Maka, menjadi priyayi yang sesungguhnya adalah ketika seseorang yang dapat mengayomi keluarga dan rakyat miskin dengan welas asih, memiliki pendirian yang kokoh, sikap terpuji, berjuang keras dan bermanfaat bagi orang lain.
Tetapi, Pada abad 19, termenologi "Priyayi" telah mengalami perluasan makna. Priyayi tidak lagi identik untuk sebutan bagi kaum ningrat. Tetapi lebih kepada orang orang  yang memiliki pendidikan dan jabatan administrative tertentu dalam sistem birokrasi pemerintahan Hindia Belanda. Sehingga Pada konteks inilah, bahwa setiap orang bisa menjadi Priyayi, menciptakan trah Priyayi baru. Dan bagi penerusnya merupakan sebuah keharusan untuk mempertahankan, melanggengkan trah priyayi yang telah di rintis sebelumnya.

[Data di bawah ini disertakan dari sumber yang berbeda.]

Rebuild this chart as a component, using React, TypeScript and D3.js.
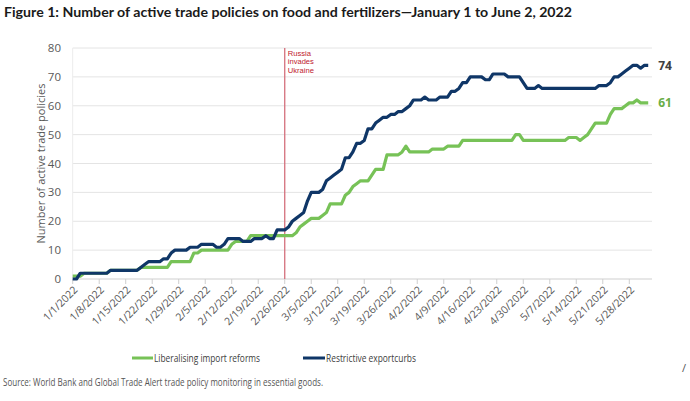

lantas, ihwal apa yang bisa kita petik dari dua kisah dengan setting social yang berbeda di atas. Baik  Ken Arok dan Sastra Darsono telah memberikan contoh kepada semua  orang, bahwa siapaun bisa menjadi Raja, bisa menjadi Priyayi, membangun  trah  baru, membuat sanak ketutunannya menjadi Priyayi juga. asalkan siap melawan dan berjuang atas dominasi dan hegemoni struktur sosial politik yang berlaku.  . bahkan dalam satu sabdanya Airlangga raja Kahuripan, pernah  mengatakan ; bahwa seseorang bisa naik kasta apabila melakukan dharma.

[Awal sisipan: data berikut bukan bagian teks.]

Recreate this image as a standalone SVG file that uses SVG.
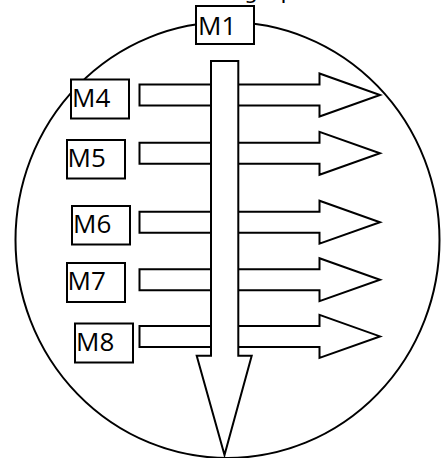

Akhirnya, apakah hiruk pikuk kontestasi politik di pilkada dan pilpres 2019 sedang mencerminkan kisah diatas, perjungan seseoramg untuk menjadi priyayi..? apakah benar, bahwa konflik kepentingan, perlawanan terhadap dominasi struktur social yang hegemonic, konspirasi aktor politik dan pengusaha  merupakan pengejwantahan dari keinginan untuk melanggengkan trah atau membuat trah baru. Saya kira Perihal tersebut tergantung dari interpretasi seseorang dalam memaknai realitas social yang sedang berlangsung.